Seriously, it is way cool watching my little friends fly right above the water , appearing as if by magic out of the darkness, to be lit from beneath by the underwater light! One night I may try actually floating in the pool to see how close they'll come!
It is very worrying that these benifical mammels are in danger, especially at a time when mosquito born disease is on the rise here in NE ( EEE is very scary!).Is there anything we human's can do to help?

Yes, I heard that report yesterday, and it made me very sad. What is happening to our beautiful ecosystem?

This isn't good! I had not heard of it, yet. How depressing. I love bats.

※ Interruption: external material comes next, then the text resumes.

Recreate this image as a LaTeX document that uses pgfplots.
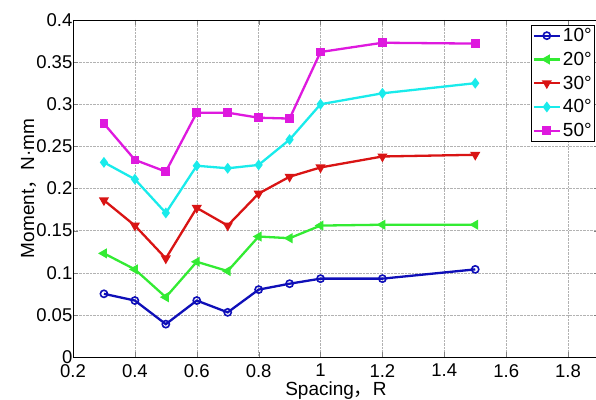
\documentclass[border=0pt]{standalone}
\usepackage{pgfplots}
\pgfplotsset{compat=1.18}
\usepackage{fontspec}
\setmainfont{Liberation Sans}
\newfontfamily\cjk{Noto Sans CJK SC}
\definecolor{mblue}{rgb}{0.06,0.06,0.72}
\definecolor{mgreen}{rgb}{0.2,0.92,0.2}
\definecolor{mred}{rgb}{0.85,0.08,0.08}
\definecolor{mcyan}{rgb}{0.1,0.92,0.92}
\definecolor{mmag}{rgb}{0.87,0.1,0.87}
\begin{document}
\begin{tikzpicture}
\begin{axis}[
  name=ax,
  scale only axis,
  width=526pt, height=337pt,
  xmin=0.2, xmax=1.9, ymin=0, ymax=0.4,
  xtick={0.2,0.4,...,1.8},
  ytick={0,0.05,...,0.4},
  scaled y ticks=false,
  /pgf/number format/assume math mode=true,
  yticklabel style={/pgf/number format/fixed,/pgf/number format/precision=2, inner sep=0.5pt},
  xticklabel style={/pgf/number format/fixed, inner sep=0pt, yshift=-7pt},
  tick label style={font=\fontsize{18.5}{20}\selectfont},
  label style={font=\fontsize{19}{21}\selectfont},
  tick align=inside,
  major tick length=5pt,
  grid=major,
  major grid style={densely dotted, gray!60, line width=0.5pt},
  axis line style={line width=0.6pt},
  xlabel={Spacing{\cjk ，}R},
  ylabel={Moment{\cjk ，}N·mm},
  xlabel style={at={(axis description cs:0.5,0)}, anchor=base, inner sep=0pt, yshift=-38.5pt},
  ylabel style={yshift=-4pt},
  legend style={at={(1,1)}, anchor=north east, xshift=-4pt, yshift=-5pt,
    font=\fontsize{19}{21}\selectfont, draw=black, line width=0.6pt,
    inner sep=1pt, row sep=5pt, cells={anchor=west}},
  legend image code/.code={\draw[mark repeat=2,mark phase=2] plot coordinates {(0pt,0pt)(13pt,0pt)(26pt,0pt)};},
  every axis plot/.append style={line width=2.3pt, mark size=3.6pt},
]
\addplot[mblue, mark=o, mark options={line width=1.6pt}] coordinates {
(0.3,0.075)(0.4,0.067)(0.5,0.039)(0.6,0.067)(0.7,0.053)(0.8,0.080)(0.9,0.087)(1.0,0.093)(1.2,0.093)(1.5,0.104)};
\addlegendentry{10°}
\addplot[mgreen, mark=triangle*, mark options={rotate=90, solid}] coordinates {
(0.3,0.123)(0.4,0.104)(0.5,0.071)(0.6,0.113)(0.7,0.102)(0.8,0.143)(0.9,0.141)(1.0,0.156)(1.2,0.157)(1.5,0.157)};
\addlegendentry{20°}
\addplot[mred, mark=triangle*, mark options={rotate=180, solid}] coordinates {
(0.3,0.186)(0.4,0.156)(0.5,0.117)(0.6,0.177)(0.7,0.156)(0.8,0.194)(0.9,0.214)(1.0,0.225)(1.2,0.238)(1.5,0.240)};
\addlegendentry{30°}
\addplot[mcyan, mark=diamond*, mark options={solid}] coordinates {
(0.3,0.231)(0.4,0.211)(0.5,0.171)(0.6,0.227)(0.7,0.224)(0.8,0.228)(0.9,0.258)(1.0,0.300)(1.2,0.313)(1.5,0.325)};
\addlegendentry{40°}
\addplot[mmag, mark=square*, mark options={solid, mark size=3.2pt}] coordinates {
(0.3,0.277)(0.4,0.234)(0.5,0.220)(0.6,0.290)(0.7,0.290)(0.8,0.284)(0.9,0.283)(1.0,0.362)(1.2,0.373)(1.5,0.372)};
\addlegendentry{50°}
\end{axis}
\pgfresetboundingbox
\useasboundingbox ([shift={(-73pt,-42pt)}]ax.south west) rectangle ([shift={(523pt,20pt)}]ax.north west);
\end{tikzpicture}
\end{document}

It would be helpful if any lurking bat-ologist could comment or explain further on this distressing news....any experts out there?

For lots of information about bats and their role in pollination and bug control check out The Bat Conservancy at batcon.org


No, I hadn't heard about this. It is very sad and scary. We too have bats that glean the garden. I hope the awful disease doesn't spread here.

Quote from A "Homeowner’s Guide To Northeastern Bats And Bat Problems", Penn State, College of Agricultural Sciences, Agricultural Research and Cooperative Extension. http://pubs.cas.psu.edu/FreePubs/pdfs/uh081.pdf

"Bats make good neighbors. As the only major predators of night flying insects, bats play an important role in controlling many insect pests. A single bat can consume as many as 500 insects in just one hour, or nearly 3,000 insects every night. A colony of just 100 little brown bats, the most abundant species in the Northeast, may consume more than a quarter of a million mosquitoes and other small insects each night."

A little animal - a big problem.

This just in the Boston Globe
http://www.boston.com/news/local/articles/2008/02/21/bat_sickness_reaches_mines_in_western_massachusetts/

If only Mother Nature could disease things that are a real nuisance - like the idiot drivers around here!